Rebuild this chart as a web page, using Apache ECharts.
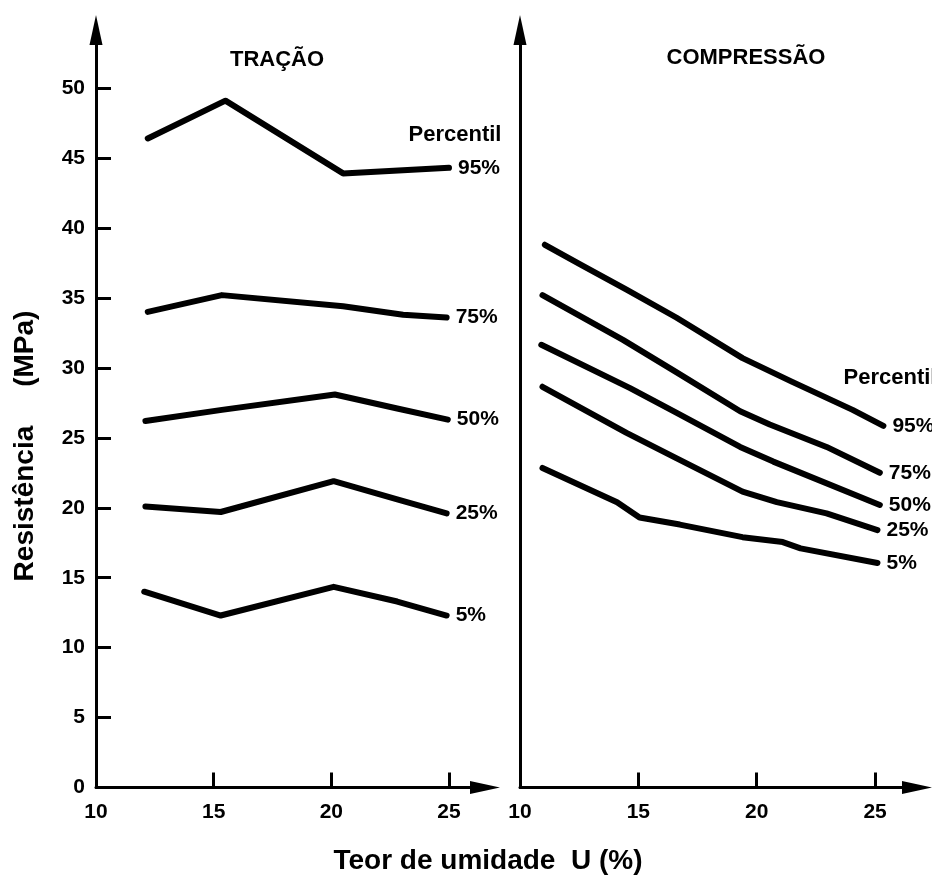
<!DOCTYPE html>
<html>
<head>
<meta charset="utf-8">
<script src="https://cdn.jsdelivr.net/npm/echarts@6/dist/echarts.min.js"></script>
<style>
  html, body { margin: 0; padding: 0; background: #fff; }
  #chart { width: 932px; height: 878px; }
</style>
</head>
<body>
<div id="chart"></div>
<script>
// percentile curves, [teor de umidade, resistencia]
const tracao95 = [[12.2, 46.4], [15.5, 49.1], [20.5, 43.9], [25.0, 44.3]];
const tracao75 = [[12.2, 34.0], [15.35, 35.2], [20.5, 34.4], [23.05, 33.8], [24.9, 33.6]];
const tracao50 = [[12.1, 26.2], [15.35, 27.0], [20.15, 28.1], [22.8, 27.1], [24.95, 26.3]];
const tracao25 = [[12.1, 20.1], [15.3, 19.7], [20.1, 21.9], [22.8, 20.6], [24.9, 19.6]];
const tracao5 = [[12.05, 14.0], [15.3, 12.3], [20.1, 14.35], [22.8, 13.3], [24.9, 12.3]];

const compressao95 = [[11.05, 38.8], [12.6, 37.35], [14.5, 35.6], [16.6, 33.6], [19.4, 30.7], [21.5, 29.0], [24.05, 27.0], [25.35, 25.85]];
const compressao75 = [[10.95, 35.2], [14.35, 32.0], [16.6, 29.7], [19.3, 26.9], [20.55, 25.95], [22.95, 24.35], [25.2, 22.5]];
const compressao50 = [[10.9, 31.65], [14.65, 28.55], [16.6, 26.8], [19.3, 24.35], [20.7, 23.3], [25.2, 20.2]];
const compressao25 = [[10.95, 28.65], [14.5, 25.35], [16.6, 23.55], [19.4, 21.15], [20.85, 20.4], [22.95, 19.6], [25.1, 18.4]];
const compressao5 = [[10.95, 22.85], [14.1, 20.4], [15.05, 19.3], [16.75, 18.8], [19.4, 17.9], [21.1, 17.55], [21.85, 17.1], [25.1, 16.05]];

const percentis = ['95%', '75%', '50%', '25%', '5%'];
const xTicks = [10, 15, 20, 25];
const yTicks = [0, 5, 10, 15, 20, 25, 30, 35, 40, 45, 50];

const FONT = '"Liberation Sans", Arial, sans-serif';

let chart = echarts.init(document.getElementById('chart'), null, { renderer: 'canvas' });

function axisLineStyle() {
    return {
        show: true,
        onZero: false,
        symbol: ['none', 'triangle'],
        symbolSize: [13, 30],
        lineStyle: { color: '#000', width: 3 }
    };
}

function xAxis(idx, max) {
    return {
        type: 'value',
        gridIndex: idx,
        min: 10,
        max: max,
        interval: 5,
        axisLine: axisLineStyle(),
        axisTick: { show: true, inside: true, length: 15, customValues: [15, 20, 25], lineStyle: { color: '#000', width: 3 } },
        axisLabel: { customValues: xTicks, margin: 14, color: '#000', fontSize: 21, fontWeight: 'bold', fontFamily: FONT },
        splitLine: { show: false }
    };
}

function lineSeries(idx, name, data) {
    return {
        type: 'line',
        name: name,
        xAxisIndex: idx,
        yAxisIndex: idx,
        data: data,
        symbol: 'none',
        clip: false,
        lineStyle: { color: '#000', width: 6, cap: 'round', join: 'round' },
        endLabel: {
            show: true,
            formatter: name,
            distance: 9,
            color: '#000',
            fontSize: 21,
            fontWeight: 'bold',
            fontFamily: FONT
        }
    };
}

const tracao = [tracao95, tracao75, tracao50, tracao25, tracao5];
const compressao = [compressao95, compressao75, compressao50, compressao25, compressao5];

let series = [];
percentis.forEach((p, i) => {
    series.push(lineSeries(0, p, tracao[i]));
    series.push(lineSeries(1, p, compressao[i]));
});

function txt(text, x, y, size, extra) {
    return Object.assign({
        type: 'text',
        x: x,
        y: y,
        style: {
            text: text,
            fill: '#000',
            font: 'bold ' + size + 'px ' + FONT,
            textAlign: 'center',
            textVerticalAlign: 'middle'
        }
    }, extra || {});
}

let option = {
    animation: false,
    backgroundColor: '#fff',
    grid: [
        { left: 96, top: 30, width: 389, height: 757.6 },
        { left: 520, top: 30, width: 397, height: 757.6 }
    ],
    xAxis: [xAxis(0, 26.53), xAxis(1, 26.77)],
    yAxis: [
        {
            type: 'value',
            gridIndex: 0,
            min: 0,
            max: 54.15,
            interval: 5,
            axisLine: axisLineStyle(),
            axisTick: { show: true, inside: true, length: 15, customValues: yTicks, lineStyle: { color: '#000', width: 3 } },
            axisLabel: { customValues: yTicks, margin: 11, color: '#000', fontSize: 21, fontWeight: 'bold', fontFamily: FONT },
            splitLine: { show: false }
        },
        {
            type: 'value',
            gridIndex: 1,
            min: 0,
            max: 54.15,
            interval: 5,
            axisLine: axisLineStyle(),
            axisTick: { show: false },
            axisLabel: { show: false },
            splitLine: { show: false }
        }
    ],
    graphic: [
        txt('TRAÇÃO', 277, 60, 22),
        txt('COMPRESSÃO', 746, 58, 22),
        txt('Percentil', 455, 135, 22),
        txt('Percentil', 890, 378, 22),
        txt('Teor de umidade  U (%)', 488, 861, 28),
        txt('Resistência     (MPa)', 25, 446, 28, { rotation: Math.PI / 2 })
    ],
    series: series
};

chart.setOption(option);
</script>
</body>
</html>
━━━━━━━━━━
WRITTEN REQUEST: From the first line of the listing above, repeat every line through the one holding "13.3], [24.9, 12.3]];". Both ends count, and pictures stay out.

OUTPUT BELOW:
Rebuild this chart as a web page, using Apache ECharts.
<!DOCTYPE html>
<html>
<head>
<meta charset="utf-8">
<script src="https://cdn.jsdelivr.net/npm/echarts@6/dist/echarts.min.js"></script>
<style>
  html, body { margin: 0; padding: 0; background: #fff; }
  #chart { width: 932px; height: 878px; }
</style>
</head>
<body>
<div id="chart"></div>
<script>
// percentile curves, [teor de umidade, resistencia]
const tracao95 = [[12.2, 46.4], [15.5, 49.1], [20.5, 43.9], [25.0, 44.3]];
const tracao75 = [[12.2, 34.0], [15.35, 35.2], [20.5, 34.4], [23.05, 33.8], [24.9, 33.6]];
const tracao50 = [[12.1, 26.2], [15.35, 27.0], [20.15, 28.1], [22.8, 27.1], [24.95, 26.3]];
const tracao25 = [[12.1, 20.1], [15.3, 19.7], [20.1, 21.9], [22.8, 20.6], [24.9, 19.6]];
const tracao5 = [[12.05, 14.0], [15.3, 12.3], [20.1, 14.35], [22.8, 13.3], [24.9, 12.3]];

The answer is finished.